## SHORT EXERCISE
Below is some material; set it all down exactly, apart from the pictures.
[start DATASET EXCERPT]
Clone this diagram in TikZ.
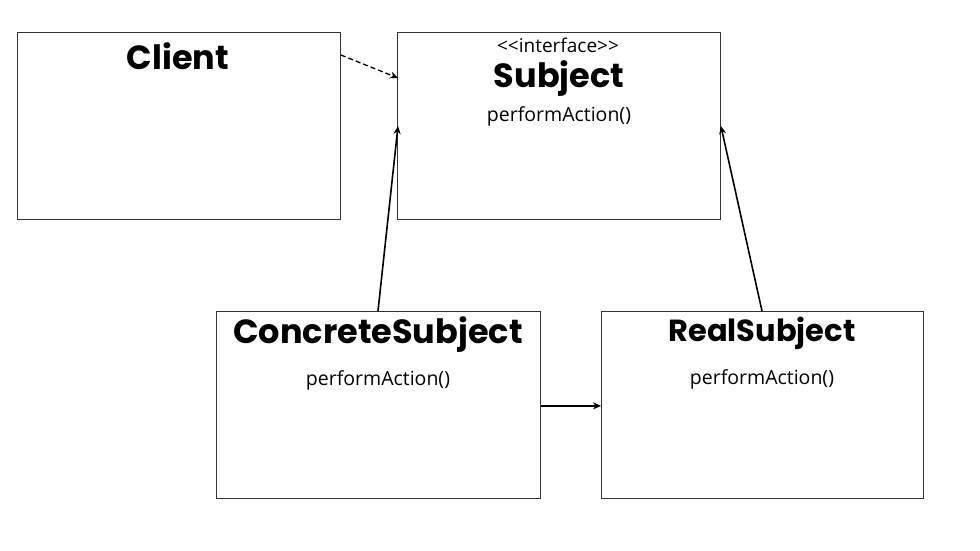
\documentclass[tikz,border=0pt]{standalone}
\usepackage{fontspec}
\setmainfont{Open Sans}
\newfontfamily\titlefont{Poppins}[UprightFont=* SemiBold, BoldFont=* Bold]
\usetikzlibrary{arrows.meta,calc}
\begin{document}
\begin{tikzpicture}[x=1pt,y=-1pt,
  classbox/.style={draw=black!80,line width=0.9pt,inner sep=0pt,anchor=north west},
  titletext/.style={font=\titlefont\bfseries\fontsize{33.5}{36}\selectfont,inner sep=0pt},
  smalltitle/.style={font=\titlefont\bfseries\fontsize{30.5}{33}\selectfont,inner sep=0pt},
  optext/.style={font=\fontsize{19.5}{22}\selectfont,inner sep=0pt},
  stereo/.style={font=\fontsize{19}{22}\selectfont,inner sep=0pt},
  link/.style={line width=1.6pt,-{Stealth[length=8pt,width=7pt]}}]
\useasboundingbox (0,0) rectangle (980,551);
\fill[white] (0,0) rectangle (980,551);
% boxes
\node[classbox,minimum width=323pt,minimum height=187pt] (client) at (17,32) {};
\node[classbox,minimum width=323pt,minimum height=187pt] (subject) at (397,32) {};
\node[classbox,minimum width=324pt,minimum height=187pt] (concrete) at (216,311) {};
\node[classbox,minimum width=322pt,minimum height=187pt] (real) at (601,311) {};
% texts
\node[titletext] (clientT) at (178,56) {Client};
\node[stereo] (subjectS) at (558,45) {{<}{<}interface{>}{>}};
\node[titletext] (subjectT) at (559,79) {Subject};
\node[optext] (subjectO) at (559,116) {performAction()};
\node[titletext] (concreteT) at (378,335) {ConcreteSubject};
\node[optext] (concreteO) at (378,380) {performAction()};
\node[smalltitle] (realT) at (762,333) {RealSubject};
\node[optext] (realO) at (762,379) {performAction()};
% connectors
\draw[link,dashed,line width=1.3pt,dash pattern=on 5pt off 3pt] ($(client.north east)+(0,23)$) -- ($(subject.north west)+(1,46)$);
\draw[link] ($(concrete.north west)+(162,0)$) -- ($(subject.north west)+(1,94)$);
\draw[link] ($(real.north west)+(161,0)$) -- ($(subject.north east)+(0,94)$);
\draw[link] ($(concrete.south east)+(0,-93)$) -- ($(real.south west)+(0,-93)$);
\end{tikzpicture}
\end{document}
[end DATASET EXCERPT]
## SOLUTION
Clone this diagram in TikZ.
\documentclass[tikz,border=0pt]{standalone}
\usepackage{fontspec}
\setmainfont{Open Sans}
\newfontfamily\titlefont{Poppins}[UprightFont=* SemiBold, BoldFont=* Bold]
\usetikzlibrary{arrows.meta,calc}
\begin{document}
\begin{tikzpicture}[x=1pt,y=-1pt,
  classbox/.style={draw=black!80,line width=0.9pt,inner sep=0pt,anchor=north west},
  titletext/.style={font=\titlefont\bfseries\fontsize{33.5}{36}\selectfont,inner sep=0pt},
  smalltitle/.style={font=\titlefont\bfseries\fontsize{30.5}{33}\selectfont,inner sep=0pt},
  optext/.style={font=\fontsize{19.5}{22}\selectfont,inner sep=0pt},
  stereo/.style={font=\fontsize{19}{22}\selectfont,inner sep=0pt},
  link/.style={line width=1.6pt,-{Stealth[length=8pt,width=7pt]}}]
\useasboundingbox (0,0) rectangle (980,551);
\fill[white] (0,0) rectangle (980,551);
% boxes
\node[classbox,minimum width=323pt,minimum height=187pt] (client) at (17,32) {};
\node[classbox,minimum width=323pt,minimum height=187pt] (subject) at (397,32) {};
\node[classbox,minimum width=324pt,minimum height=187pt] (concrete) at (216,311) {};
\node[classbox,minimum width=322pt,minimum height=187pt] (real) at (601,311) {};
% texts
\node[titletext] (clientT) at (178,56) {Client};
\node[stereo] (subjectS) at (558,45) {{<}{<}interface{>}{>}};
\node[titletext] (subjectT) at (559,79) {Subject};
\node[optext] (subjectO) at (559,116) {performAction()};
\node[titletext] (concreteT) at (378,335) {ConcreteSubject};
\node[optext] (concreteO) at (378,380) {performAction()};
\node[smalltitle] (realT) at (762,333) {RealSubject};
\node[optext] (realO) at (762,379) {performAction()};
% connectors
\draw[link,dashed,line width=1.3pt,dash pattern=on 5pt off 3pt] ($(client.north east)+(0,23)$) -- ($(subject.north west)+(1,46)$);
\draw[link] ($(concrete.north west)+(162,0)$) -- ($(subject.north west)+(1,94)$);
\draw[link] ($(real.north west)+(161,0)$) -- ($(subject.north east)+(0,94)$);
\draw[link] ($(concrete.south east)+(0,-93)$) -- ($(real.south west)+(0,-93)$);
\end{tikzpicture}
\end{document}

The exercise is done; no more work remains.